Tampa Cricket: A League of Its Own, Economic Asset
The Tampa Cricket League wrapped up its spring season Saturday, May 10, 2014, with a tournament at Evans Park in Seffner. The 2014 Champion is the team Best 11 which defeated the Indo Kings 140 to 119 runs.
That’s right. Tampa has a cricket league. It started in 2007 with just four teams, but founder Nitheesh Shetty said the league has grown over the last seven years with 20 teams participating this season.
“Last time we had 22 and next season we’re going to get 4 more teams so 24,” Shetty said. “We are improving and raising the number of players. It’s good. We’re getting more grounds thanks to the county.”
He said cricket is like a religion in India, his country of origin, and he’s watching as its popularity in Tampa grows in proportion to the community’s diversity. Most of the Tampa players have grown up with the sport in British Commonwealth countries from the Caribbean to Southeast Asia.
It wasn’t a love of cricket but a general interest in Indian culture that brought Hillsborough County Commissioner Al Higginbotham to a local India Festival several years ago.
“That led to an introduction to some cricket players,” Higginbotham said.
He helped the cricket league gain access to use of county parks which led to a cricket field being on an unused baseball field at Evans Park.
Cricket doesn’t require much – just a flat field with a perfectly level “pitch,” a strip of grass or artificial turf, measuring 22 yards long and 10 feet wide, where the wickets are set up.
Higginbotham said the local development of cricket is an economic asset that makes the bay area more globally competitive.
“When businesses are looking to move to this area or expand, they want to know what’s available. And one of the missing links, as I learned as I got involved in cricket advocacy, was businesses who hired people from Asia and India wanted to know about cricket. And we’re answering that call,” Higginbotham said.

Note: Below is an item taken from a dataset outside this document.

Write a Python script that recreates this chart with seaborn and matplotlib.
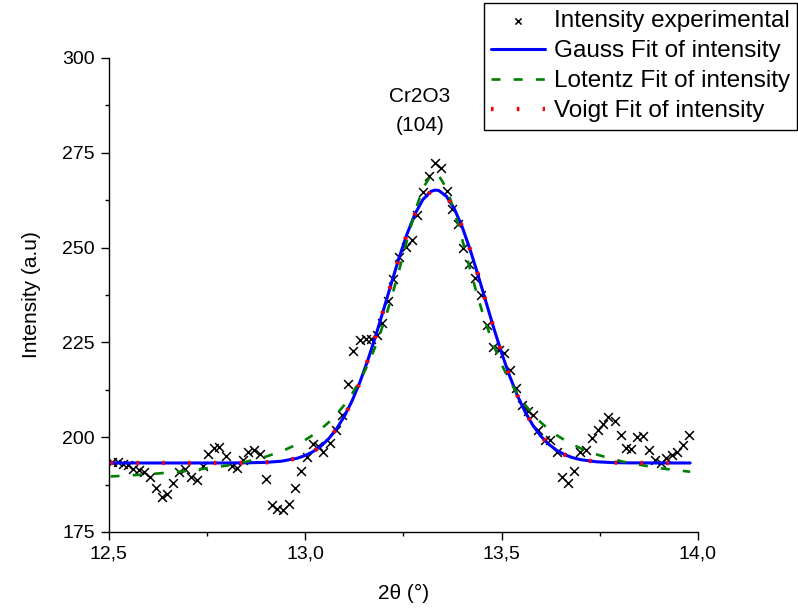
import matplotlib
matplotlib.use("Agg")
import matplotlib.pyplot as plt
import seaborn as sns
import pandas as pd
from matplotlib.ticker import MultipleLocator, FuncFormatter

# experimental points (2theta, intensity)
x_exp = [12.509, 12.524, 12.537, 12.550, 12.563, 12.577, 12.591, 12.605, 12.620, 12.635,
         12.649, 12.665, 12.679, 12.694, 12.709, 12.724, 12.739, 12.754, 12.767, 12.782,
         12.798, 12.813, 12.826, 12.841, 12.856, 12.870, 12.885, 12.900, 12.915, 12.929,
         12.943, 12.959, 12.974, 12.990, 13.004, 13.020, 13.034, 13.046, 13.063, 13.079,
         13.093, 13.109, 13.122, 13.139, 13.155, 13.168, 13.183, 13.197, 13.212, 13.225,
         13.240, 13.257, 13.271, 13.284, 13.301, 13.316, 13.331, 13.345, 13.360, 13.373,
         13.390, 13.403, 13.417, 13.432, 13.447, 13.463, 13.478, 13.494, 13.507, 13.521,
         13.537, 13.552, 13.568, 13.581, 13.594, 13.610, 13.623, 13.640, 13.654, 13.669,
         13.684, 13.700, 13.715, 13.729, 13.745, 13.759, 13.772, 13.789, 13.803, 13.817,
         13.830, 13.844, 13.859, 13.876, 13.890, 13.906, 13.918, 13.933, 13.947, 13.962,
         13.978]
y_exp = [193.5, 193.4, 193.0, 192.6, 191.7, 191.3, 190.8, 189.4, 186.5, 184.1,
         185.0, 187.8, 190.8, 191.5, 189.4, 188.7, 192.4, 195.5, 197.2, 197.3,
         195.1, 192.4, 192.0, 193.9, 196.1, 196.6, 195.5, 189.1, 182.1, 181.0,
         180.9, 182.3, 186.6, 191.0, 194.8, 198.1, 197.7, 196.1, 198.5, 202.0,
         205.8, 213.9, 222.7, 225.6, 225.8, 226.0, 227.0, 230.0, 236.0, 241.7,
         247.6, 250.2, 252.0, 258.6, 264.7, 268.9, 272.2, 270.9, 264.9, 260.3,
         256.2, 249.8, 245.8, 242.0, 237.6, 229.6, 223.8, 223.1, 222.3, 217.8,
         212.9, 208.4, 206.9, 205.8, 202.0, 199.2, 199.2, 196.1, 189.6, 187.8,
         191.2, 196.1, 196.5, 199.8, 201.9, 203.5, 205.3, 204.2, 200.5, 197.2,
         197.0, 200.0, 200.3, 196.7, 193.9, 193.3, 194.5, 195.4, 196.2, 197.9,
         200.6]

# fitted curves sampled along 2theta
x_fit = [12.505, 12.60, 12.70, 12.80, 12.85, 12.90, 12.94, 12.98, 13.00, 13.02,
         13.04, 13.06, 13.08, 13.10, 13.12, 13.14, 13.16, 13.18, 13.20, 13.22,
         13.24, 13.26, 13.28, 13.30, 13.32, 13.33, 13.34, 13.36, 13.38, 13.40,
         13.42, 13.44, 13.46, 13.48, 13.50, 13.52, 13.54, 13.56, 13.58, 13.60,
         13.62, 13.64, 13.66, 13.68, 13.70, 13.74, 13.78, 13.82, 13.90, 13.98]
y_gauss = [193.20, 193.20, 193.20, 193.21, 193.24, 193.36, 193.67, 194.45, 195.16, 196.18,
           197.61, 199.58, 202.18, 205.52, 209.67, 214.64, 220.40, 226.83, 233.71, 240.73,
           247.55, 253.74, 258.91, 262.69, 264.80, 265.15, 265.08, 263.51, 260.21, 255.42,
           249.49, 242.82, 235.82, 228.85, 222.27, 216.29, 211.07, 206.68, 203.10, 200.29,
           198.15, 196.56, 195.42, 194.63, 194.10, 193.53, 193.31, 193.23, 193.20, 193.20]
y_lorentz = [189.64, 190.21, 191.10, 192.50, 193.51, 194.86, 196.27, 198.12, 199.26, 200.57,
             202.10, 203.90, 206.02, 208.51, 211.48, 215.01, 219.21, 224.19, 230.05, 236.78,
             244.27, 252.12, 259.61, 265.65, 269.05, 269.50, 269.05, 265.65, 259.61, 252.12,
             244.27, 236.78, 230.05, 224.19, 219.21, 215.01, 211.48, 208.51, 206.02, 203.90,
             202.10, 200.57, 199.26, 198.12, 197.13, 195.52, 194.27, 193.29, 191.85, 190.89]
y_voigt = [193.20, 193.20, 193.20, 193.21, 193.24, 193.36, 193.67, 194.45, 195.16, 196.18,
           197.61, 199.58, 202.18, 205.52, 209.67, 214.64, 220.40, 226.83, 233.71, 240.73,
           247.55, 253.74, 258.91, 262.69, 264.80, 265.15, 265.08, 263.51, 260.21, 255.42,
           249.49, 242.82, 235.82, 228.85, 222.27, 216.29, 211.07, 206.68, 203.10, 200.29,
           198.15, 196.56, 195.42, 194.63, 194.10, 193.53, 193.31, 193.23, 193.20, 193.20]

labels = ["Intensity experimental", "Gauss Fit of intensity",
          "Lotentz Fit of intensity", "Voigt Fit of intensity"]

sns.set_theme(style="ticks")
plt.rcParams['font.family'] = ['Liberation Sans', 'DejaVu Sans']
plt.rcParams['mathtext.default'] = 'regular'

W, H = 798, 610
fig = plt.figure(figsize=(W / 100, H / 100), dpi=100)
L, R, T, B = 108.6, 698, 58, 532
ax = fig.add_axes([L / W, 1 - B / H, (R - L) / W, (B - T) / H])

df_exp = pd.DataFrame({"x": x_exp, "y": y_exp})
df_fit = pd.DataFrame({"x": x_fit, "g": y_gauss, "l": y_lorentz, "v": y_voigt})

sns.scatterplot(data=df_exp, x="x", y="y", marker="x", color="black", s=40,
                linewidth=1.1, ax=ax, label=labels[0], zorder=2)
sns.lineplot(data=df_fit, x="x", y="g", color="#0000ff", lw=2.2, ax=ax,
             label=labels[1], sort=False, estimator=None, zorder=3)
sns.lineplot(data=df_fit, x="x", y="l", color="#008000", lw=1.9,
             linestyle=(0, (3.4, 5.0)), ax=ax, label=labels[2], sort=False,
             estimator=None, zorder=4)
sns.lineplot(data=df_fit, x="x", y="v", color="#ff0000", lw=3.1,
             linestyle=(0, (0.6, 5.4)), ax=ax, label=labels[3], sort=False,
             estimator=None, zorder=5)

ax.set_xlim(12.5, 14.0)
ax.set_ylim(175, 300)
ax.xaxis.set_major_locator(MultipleLocator(0.5))
ax.xaxis.set_minor_locator(MultipleLocator(0.25))
ax.yaxis.set_major_locator(MultipleLocator(25))
ax.yaxis.set_minor_locator(MultipleLocator(12.5))
ax.xaxis.set_major_formatter(FuncFormatter(lambda v, p: f"{v:.1f}".replace(".", ",")))
ax.yaxis.set_major_formatter(FuncFormatter(lambda v, p: f"{v:.0f}"))

for s in ["top", "right"]:
    ax.spines[s].set_visible(False)
for s in ["left", "bottom"]:
    ax.spines[s].set_linewidth(1.0)
    ax.spines[s].set_color("black")
ax.tick_params(which="major", direction="out", length=6, width=1.0, colors="black",
               labelsize=14, pad=4)
ax.tick_params(which="minor", direction="out", length=3, width=1.0, colors="black")

ax.set_xlabel("2θ (°)", fontsize=15, color="black", labelpad=15)
ax.set_ylabel("Intensity (a.u)", fontsize=15, color="black", labelpad=15)

ax.text(13.292, 286.0, "Cr2O3\n(104)", ha="center", va="center", fontsize=15,
        linespacing=1.65, color="black")

leg = ax.legend(loc="upper right", bbox_to_anchor=(797 / W, 1 - 3 / H),
                bbox_transform=fig.transFigure, fontsize=17.5, frameon=True,
                fancybox=False, edgecolor="black", framealpha=1, borderpad=0.3,
                labelspacing=0.33, handlelength=2.2, handletextpad=0.37,
                borderaxespad=0, markerscale=0.7)
leg.get_frame().set_linewidth(1.0)
for t in leg.get_texts():
    t.set_color("black")

fig.savefig("out.png", dpi=100)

And there’s growing participation among young adults. King High School fielded a club team.
King High seinor, Anurag Baddam is graduating but said several of the younger players plan to continue next season and there’s hope more Hillsborough high schools will start cricket club teams.

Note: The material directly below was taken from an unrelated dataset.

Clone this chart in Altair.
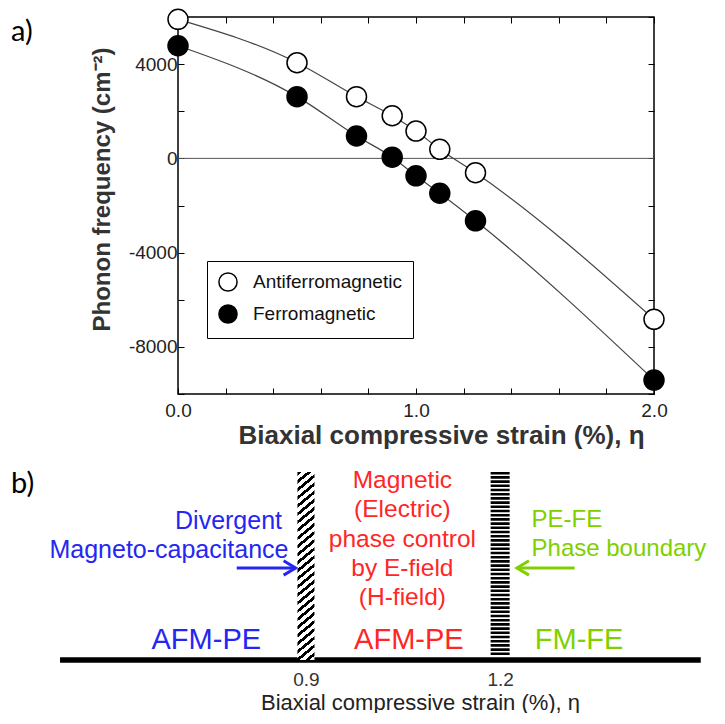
import altair as alt
import pandas as pd

# ---------------- data (panel a) ----------------
strain = [0.0, 0.5, 0.75, 0.9, 1.0, 1.1, 1.25, 2.0]
afm_freq = [5900, 4060, 2620, 1810, 1160, 385, -610, -6830]
fm_freq = [4780, 2620, 950, 50, -740, -1480, -2650, -9410]
series_names = ["Antiferromagnetic", "Ferromagnetic"]

y_tick_values = [-10000, -8000, -6000, -4000, -2000, 0, 2000, 4000, 6000]
y_label_values = [-8000, -4000, 0, 4000]
x_tick_values = [0.0, 0.2, 0.4, 0.6, 0.8, 1.0, 1.2, 1.4, 1.6, 1.8, 2.0]
x_label_values = [0.0, 1.0, 2.0]

# ---------------- data (panel b) ----------------
boundary_strain = [0.9, 1.2]
line_extent = [0.52, 1.51]
blue_text = ["Divergent", "Magneto-capacitance"]
blue_x = [0.863, 0.873]
blue_level = [7.0, 5.55]
red_text = ["Magnetic", "(Electric)", "phase control", "by E-field", "(H-field)"]
red_x = [1.049] * 5
red_level = [9.04, 7.58, 6.06, 4.6, 3.13]
green_text = ["PE-FE", "Phase boundary"]
green_x = [1.2485, 1.2485]
green_level = [7.07, 5.6]
phase_names = ["AFM-PE", "AFM-PE", "FM-FE"]
phase_x = [0.746, 1.059, 1.322]
phase_level = [1.0, 1.0, 1.0]
arrow_from = [0.793, 1.315]
arrow_to = [0.884, 1.226]
arrow_level = [4.65, 4.65]

BLUE = "#2626f2"
RED = "#ff2626"
GREEN = "#80d000"
FONT = "Liberation Sans"

# ---------------- panel a ----------------
W, H = 476, 377
xs = alt.Scale(domain=[0, 2], nice=False, zero=False)
ys = alt.Scale(domain=[-10000, 6000], nice=False, zero=False)

df = pd.DataFrame({
    "strain": strain * 2,
    "freq": afm_freq + fm_freq,
    "series": [series_names[0]] * len(strain) + [series_names[1]] * len(strain),
})
df_afm = df[df.series == series_names[0]]
df_fm = df[df.series == series_names[1]]


def tick_axis(orient, offset, values):
    return alt.Axis(orient=orient, offset=offset, values=values, labels=False,
                    title=None, domain=False, grid=False, ticks=True,
                    tickSize=6, tickColor="black", tickWidth=1)


main_x_axis = alt.Axis(orient="bottom", values=x_label_values, format=".1f",
                       ticks=False, domain=False, grid=False, labelFlush=False,
                       labelFontSize=19, labelColor="#222", labelPadding=7,
                       title="Biaxial compressive strain (%), η",
                       titleFontSize=26, titleFontWeight="bold",
                       titleColor="#333", titlePadding=2, titleX=263)
main_y_axis = alt.Axis(orient="left", values=y_label_values,
                       labelExpr="datum.value + ''", labelFlush=False,
                       ticks=False, domain=False, grid=False,
                       labelFontSize=19, labelColor="#222", labelPadding=1,
                       title="Phonon frequency (cm⁻²)", titleFontSize=24,
                       titleFontWeight="bold", titleColor="#333",
                       titlePadding=14, titleY=172)

zero_line = alt.Chart(pd.DataFrame({"v": [0]})).mark_rule(
    color="#555", strokeWidth=1).encode(
    y=alt.Y("v:Q", scale=ys, axis=main_y_axis))

line_afm = alt.Chart(df_afm).mark_line(
    color="#444", strokeWidth=1.2, interpolate="monotone").encode(
    x=alt.X("strain:Q", scale=xs, axis=main_x_axis),
    y=alt.Y("freq:Q", scale=ys, axis=tick_axis("right", -W, y_tick_values)))

line_fm = alt.Chart(df_fm).mark_line(
    color="#444", strokeWidth=1.2, interpolate="monotone").encode(
    x=alt.X("strain:Q", scale=xs, axis=tick_axis("top", -H, x_tick_values)),
    y=alt.Y("freq:Q", scale=ys, axis=tick_axis("left", -W, y_tick_values)))

points = alt.Chart(df).mark_point(
    filled=True, stroke="black", strokeWidth=1.5, size=400, opacity=1).encode(
    x=alt.X("strain:Q", scale=xs, axis=tick_axis("bottom", -H, x_tick_values)),
    y=alt.Y("freq:Q", scale=ys, axis=None),
    fill=alt.Fill("series:N",
                  scale=alt.Scale(domain=series_names, range=["white", "black"]),
                  legend=alt.Legend(title=None, orient="none", legendX=29, legendY=244,
                                    strokeColor="black", padding=11,
                                    labelFontSize=19, labelColor="#111",
                                    labelFont=FONT,
                                    symbolSize=330, symbolType="circle",
                                    symbolStrokeColor="black", symbolStrokeWidth=1.5,
                                    labelOffset=15, rowPadding=6, labelLimit=300)),
)

top = alt.layer(zero_line, line_afm, line_fm, points).resolve_axis(
    x="independent", y="independent").properties(
    width=W, height=H,
    view=alt.ViewBackground(stroke="black", strokeWidth=1.5),
    title=alt.TitleParams("a)", anchor="start", frame="group", orient="top",
                          dx=-167, dy=59, fontSize=29, font="Lato",
                          fontWeight="normal", color="black", baseline="middle"),
)

# ---------------- panel b ----------------
HB = 198
xs2 = alt.Scale(domain=[0.71, 1.43], nice=False, zero=False)
ys2 = alt.Scale(domain=[0, 10], nice=False, zero=False)

bottom_axis = alt.Axis(values=boundary_strain, format=".1f", ticks=False,
                       domain=False, grid=False, labelFontSize=19,
                       labelColor="#333", labelPadding=10, labelFlush=False,
                       title="Biaxial compressive strain (%), η",
                       titleFontSize=22, titleFontWeight="normal",
                       titleColor="#222", titlePadding=3, titleX=242)


def X2(field):
    return alt.X(field, scale=xs2, axis=bottom_axis)


def Y2(field):
    return alt.Y(field, scale=ys2, axis=None)


base_line = alt.Chart(pd.DataFrame({"a": [line_extent[0]], "b": [line_extent[1]], "l": [0]})).mark_rule(
    color="black", strokeWidth=5.5).encode(x=X2("a:Q"), x2="b:Q", y=Y2("l:Q"))

n_h = 25
hatch_stops = []
for k in range(n_h):
    a = k / n_h
    m = a + 0.45 / n_h
    b = (k + 1) / n_h
    hatch_stops += [alt.GradientStop(color="white", offset=a),
                    alt.GradientStop(color="black", offset=a),
                    alt.GradientStop(color="black", offset=m),
                    alt.GradientStop(color="white", offset=m),
                    alt.GradientStop(color="white", offset=b)]
hatch_fill = alt.LinearGradient(gradient="linear", stops=hatch_stops,
                                x1=0, y1=0, x2=0.08, y2=1.07)

hatch_bar = alt.Chart(pd.DataFrame({"s": [boundary_strain[0]], "t": [9.5], "b": [0.0]})).mark_bar(
    size=17, fill=hatch_fill, stroke=None).encode(x=X2("s:Q"), y=Y2("t:Q"), y2="b:Q")

stripe_bar = alt.Chart(pd.DataFrame({"s": [boundary_strain[1]], "t": [9.5], "b": [0.25]})).mark_rule(
    color="black", strokeWidth=19, strokeDash=[2.6, 1.6]).encode(
    x=X2("s:Q"), y=Y2("t:Q"), y2="b:Q")

blue_df = pd.DataFrame({"t": blue_text, "x": blue_x, "l": blue_level})
red_df = pd.DataFrame({"t": red_text, "x": red_x, "l": red_level})
green_df = pd.DataFrame({"t": green_text, "x": green_x, "l": green_level})
phase_df = pd.DataFrame({"t": phase_names, "x": phase_x, "l": phase_level,
                         "c": [BLUE, RED, GREEN]})

blue_t = alt.Chart(blue_df).mark_text(align="right", baseline="middle", fontSize=25,
                                      color=BLUE, font=FONT).encode(
    x=X2("x:Q"), y=Y2("l:Q"), text="t:N")
red_t = alt.Chart(red_df).mark_text(align="center", baseline="middle", fontSize=24.5,
                                    color=RED, font=FONT).encode(
    x=X2("x:Q"), y=Y2("l:Q"), text="t:N")
green_t = alt.Chart(green_df).mark_text(align="left", baseline="middle", fontSize=24,
                                        color=GREEN, font=FONT).encode(
    x=X2("x:Q"), y=Y2("l:Q"), text="t:N")
phase_t = alt.Chart(phase_df).mark_text(align="center", baseline="middle", fontSize=29,
                                        font=FONT).encode(
    x=X2("x:Q"), y=Y2("l:Q"), text="t:N", color=alt.Color("c:N", scale=None))

arrow_df = pd.DataFrame({"f": arrow_from, "to": arrow_to, "l": arrow_level,
                         "c": [BLUE, GREEN]})
arrow_shaft = alt.Chart(arrow_df).mark_rule(strokeWidth=3).encode(
    x=X2("f:Q"), x2="to:Q", y=Y2("l:Q"), color=alt.Color("c:N", scale=None))
head_r = alt.Chart(arrow_df.iloc[[0]]).mark_point(
    shape="M -1 -0.6 L 0 0 L -1 0.6", filled=False, strokeWidth=3, size=576,
    opacity=1, color=BLUE).encode(x=X2("to:Q"), y=Y2("l:Q"))
head_l = alt.Chart(arrow_df.iloc[[1]]).mark_point(
    shape="M 1 -0.6 L 0 0 L 1 0.6", filled=False, strokeWidth=3, size=576,
    opacity=1, color=GREEN).encode(x=X2("to:Q"), y=Y2("l:Q"))

bottom = alt.layer(base_line, hatch_bar, stripe_bar, blue_t, red_t, green_t,
                   phase_t, arrow_shaft, head_r, head_l).properties(
    width=W, height=HB,
    title=alt.TitleParams("b)", anchor="start", frame="group", orient="top",
                          dx=-167, dy=55, fontSize=29, font="Lato",
                          fontWeight="normal", color="black", baseline="middle"),
)

chart = alt.vconcat(top, bottom, spacing=68, bounds="flush").properties(
    padding={"left": 10, "top": 5, "right": 0, "bottom": 0},
    background="white",
).configure(font=FONT).configure_view(stroke=None)

chart.save("out.html", embed_options={"renderer": "svg", "actions": False})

“It’s not just inverted baseball,” Baddam said. “It’s something unique and if people get involved in the movement, it’s definitely something they’ll be interested in.”
And it may surprise many, but Tampa’s University of South Florida won the 2014 American College Cricket championship beating out 24 other teams this March in Washington DC.

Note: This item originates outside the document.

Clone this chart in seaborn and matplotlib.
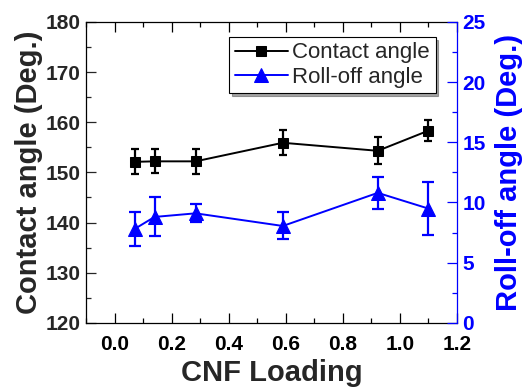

“I’ve met doctors and lawyers and IT, students, people who own businesses who are out here because of that common bond,” Higginbotham said. “Cricket being the second largest sport in the world, is unknown to Americans. It’s got a great, great following and we need to promote it.”
There is some question on how that #2 ranking is measured.
Yet the awareness of cricket is certainly on the rise with the release of the Disney film “Million Dollar Arm,” a real story about cricket players from India being brought to US for a major league pitching tryout.
The irony is that, according to Shetty, it’s the cricket batters who get all the respect and the “bowler,” the cricket pitcher, is rarely a star. That’s definitely different than in Major League Baseball.
Other examples, cricket has two batters instead of one, yet there are not four bases only two wickets, the equivalent bases. And a team earns 6 runs for a home run – when the batter hits the ball beyond the boundary without it being caught by a fielder.
The rules may seem confusing at first, but Shetty said the sport is easier to understand by watching a few games. And he invited spectators to come out to the Tampa Cricket League when it starts its second season in July. He said some of their fans will gladly explain the game as you watch.